• **Required task**: All of the lines below are to be transcribed faithfully, with pictures excluded from the copy.

• **Supplied material**:
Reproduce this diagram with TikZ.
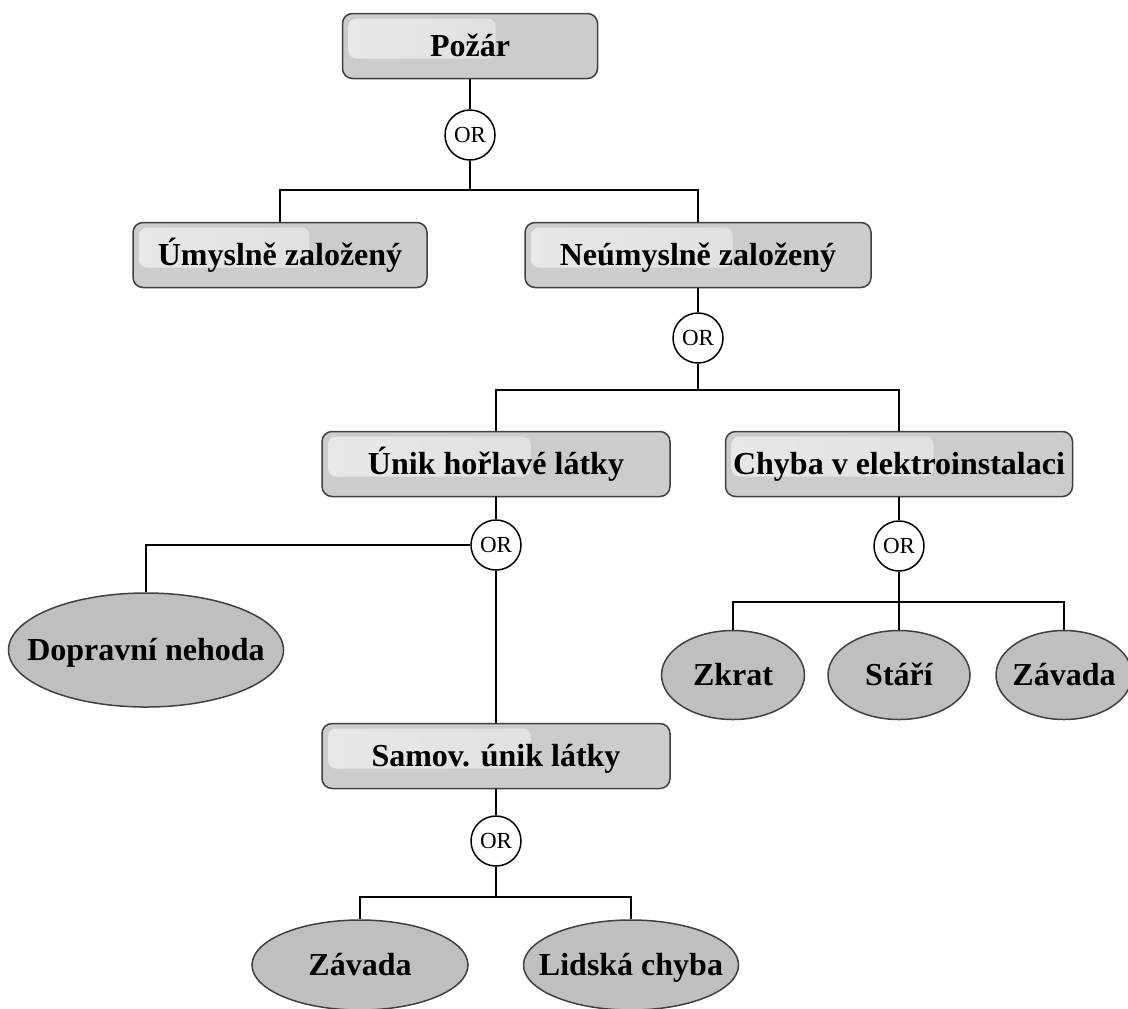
\documentclass[tikz,border=0pt]{standalone}
\usepackage{fontspec}
\setmainfont{Liberation Serif}
\usetikzlibrary{shapes.geometric,calc}

\begin{document}
\begin{tikzpicture}[x=0.5pt,y=-0.5pt,
    linea/.style={line width=0.9pt,black},
    caja/.style={draw=borde,line width=0.75pt,fill=cajagris,rounded corners=5pt,
        minimum height=32.5pt,inner sep=0pt,text height=11.5pt,text depth=1pt,
        font=\fontsize{16}{19}\selectfont\bfseries,
        path picture={\shade[left color=brillo,right color=brillo!55!cajagris,rounded corners=4pt]
            ([xshift=3pt,yshift=-2.5pt]path picture bounding box.north west) rectangle
            ($(path picture bounding box.south west)!0.6!(path picture bounding box.south east)+(0pt,10pt)$);}},
    elipse/.style={ellipse,draw=borde,line width=0.75pt,fill=elipsegris,inner sep=0pt,
        minimum height=44.5pt,text height=11.5pt,text depth=1pt,
        font=\fontsize{16}{19}\selectfont\bfseries,
        execute at begin node={\hbox to 0pt\bgroup\hss},execute at end node={\hss\egroup}},
    compuerta/.style={circle,draw=black,line width=0.75pt,fill=white,inner sep=0pt,
        minimum size=25pt,font=\fontsize{11.5}{13}\selectfont}]
        %colores
        \colorlet{cajagris}{gray!40}
        \colorlet{elipsegris}{gray!50}
        \colorlet{brillo}{gray!18}
        \colorlet{borde}{black!75}

        \useasboundingbox (0,0) rectangle (1128,1008);

        %cajas
        \node[caja,minimum width=127.5pt] (pozar) at (470,46) {Požár};
        \node[caja,minimum width=147pt] (umysl) at (280,255) {Úmyslně založený};
        \node[caja,minimum width=173pt] (neumysl) at (698,255) {Neúmyslně založený};
        \node[caja,minimum width=174pt] (unik) at (496,464) {Únik hořlavé látky};
        \node[caja,minimum width=173.5pt] (chyba) at (899,464) {Chyba v elektroinstalaci};
        \node[caja,minimum width=174pt] (samov) at (496,756) {Samov. únik látky};

        %compuertas
        \node[compuerta] (or1) at (470,135) {OR};
        \node[compuerta] (or2) at (698,338) {OR};
        \node[compuerta] (or3) at (496,545) {OR};
        \node[compuerta] (or4) at (496,841) {OR};
        \node[compuerta] (or5) at (899,546) {OR};

        %elipses
        \node[elipse,minimum width=137.5pt,minimum height=57pt] (doprav) at (146,650) {Dopravní nehoda};
        \foreach \n/\x/\w/\t in {zkrat/733/71.5/Zkrat, stari/899/71/Stáří, zavada/1064/68/Závada}
            \node[elipse,minimum width=\w pt] (\n) at (\x,675) {\t};
        \node[elipse,minimum width=108pt,minimum height=45pt] (zavadab) at (360,965) {Závada};
        \node[elipse,minimum width=107.5pt,minimum height=45pt] (lidska) at (631,965) {Lidská chyba};

        %ramas
        \coordinate (b1) at (470,190);
        \coordinate (b2) at (698,390);
        \coordinate (b4) at (496,897);
        \coordinate (b5) at (899,602);

        \draw[linea] (pozar) -- (or1);
        \draw[linea] (or1) -- (b1) -| (umysl);
        \draw[linea] (b1) -| (neumysl);
        \draw[linea] (neumysl) -- (or2);
        \draw[linea] (or2) -- (b2) -| (unik);
        \draw[linea] (b2) -| (chyba);
        \draw[linea] (unik) -- (or3);
        \draw[linea] (or3) -| (doprav);
        \draw[linea] (or3) -- (samov);
        \draw[linea] (samov) -- (or4);
        \draw[linea] (or4) -- (b4) -| (zavadab);
        \draw[linea] (b4) -| (lidska);
        \draw[linea] (chyba) -- (or5);
        \draw[linea] (or5) -- (b5) -| (zkrat);
        \draw[linea] (b5) -- (stari);
        \draw[linea] (b5) -| (zavada);
    \end{tikzpicture}
\end{document}
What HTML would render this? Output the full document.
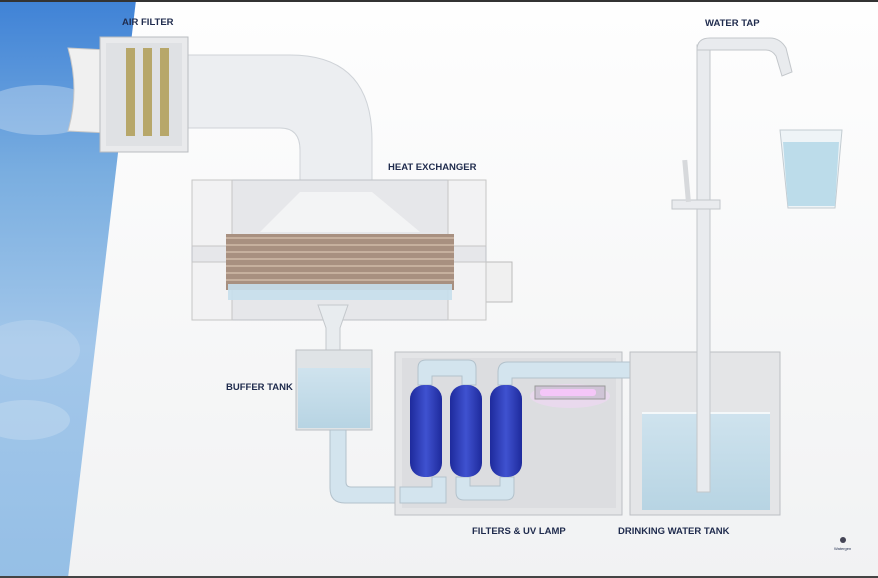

• **Reply**:
Reproduce this diagram with TikZ.
\documentclass[tikz,border=0pt]{standalone}
\usepackage{fontspec}
\setmainfont{Liberation Serif}
\usetikzlibrary{shapes.geometric,calc}

\begin{document}
\begin{tikzpicture}[x=0.5pt,y=-0.5pt,
    linea/.style={line width=0.9pt,black},
    caja/.style={draw=borde,line width=0.75pt,fill=cajagris,rounded corners=5pt,
        minimum height=32.5pt,inner sep=0pt,text height=11.5pt,text depth=1pt,
        font=\fontsize{16}{19}\selectfont\bfseries,
        path picture={\shade[left color=brillo,right color=brillo!55!cajagris,rounded corners=4pt]
            ([xshift=3pt,yshift=-2.5pt]path picture bounding box.north west) rectangle
            ($(path picture bounding box.south west)!0.6!(path picture bounding box.south east)+(0pt,10pt)$);}},
    elipse/.style={ellipse,draw=borde,line width=0.75pt,fill=elipsegris,inner sep=0pt,
        minimum height=44.5pt,text height=11.5pt,text depth=1pt,
        font=\fontsize{16}{19}\selectfont\bfseries,
        execute at begin node={\hbox to 0pt\bgroup\hss},execute at end node={\hss\egroup}},
    compuerta/.style={circle,draw=black,line width=0.75pt,fill=white,inner sep=0pt,
        minimum size=25pt,font=\fontsize{11.5}{13}\selectfont}]
        %colores
        \colorlet{cajagris}{gray!40}
        \colorlet{elipsegris}{gray!50}
        \colorlet{brillo}{gray!18}
        \colorlet{borde}{black!75}

        \useasboundingbox (0,0) rectangle (1128,1008);

        %cajas
        \node[caja,minimum width=127.5pt] (pozar) at (470,46) {Požár};
        \node[caja,minimum width=147pt] (umysl) at (280,255) {Úmyslně založený};
        \node[caja,minimum width=173pt] (neumysl) at (698,255) {Neúmyslně založený};
        \node[caja,minimum width=174pt] (unik) at (496,464) {Únik hořlavé látky};
        \node[caja,minimum width=173.5pt] (chyba) at (899,464) {Chyba v elektroinstalaci};
        \node[caja,minimum width=174pt] (samov) at (496,756) {Samov. únik látky};

        %compuertas
        \node[compuerta] (or1) at (470,135) {OR};
        \node[compuerta] (or2) at (698,338) {OR};
        \node[compuerta] (or3) at (496,545) {OR};
        \node[compuerta] (or4) at (496,841) {OR};
        \node[compuerta] (or5) at (899,546) {OR};

        %elipses
        \node[elipse,minimum width=137.5pt,minimum height=57pt] (doprav) at (146,650) {Dopravní nehoda};
        \foreach \n/\x/\w/\t in {zkrat/733/71.5/Zkrat, stari/899/71/Stáří, zavada/1064/68/Závada}
            \node[elipse,minimum width=\w pt] (\n) at (\x,675) {\t};
        \node[elipse,minimum width=108pt,minimum height=45pt] (zavadab) at (360,965) {Závada};
        \node[elipse,minimum width=107.5pt,minimum height=45pt] (lidska) at (631,965) {Lidská chyba};

        %ramas
        \coordinate (b1) at (470,190);
        \coordinate (b2) at (698,390);
        \coordinate (b4) at (496,897);
        \coordinate (b5) at (899,602);

        \draw[linea] (pozar) -- (or1);
        \draw[linea] (or1) -- (b1) -| (umysl);
        \draw[linea] (b1) -| (neumysl);
        \draw[linea] (neumysl) -- (or2);
        \draw[linea] (or2) -- (b2) -| (unik);
        \draw[linea] (b2) -| (chyba);
        \draw[linea] (unik) -- (or3);
        \draw[linea] (or3) -| (doprav);
        \draw[linea] (or3) -- (samov);
        \draw[linea] (samov) -- (or4);
        \draw[linea] (or4) -- (b4) -| (zavadab);
        \draw[linea] (b4) -| (lidska);
        \draw[linea] (chyba) -- (or5);
        \draw[linea] (or5) -- (b5) -| (zkrat);
        \draw[linea] (b5) -- (stari);
        \draw[linea] (b5) -| (zavada);
    \end{tikzpicture}
\end{document}
What HTML would render this? Output the full document.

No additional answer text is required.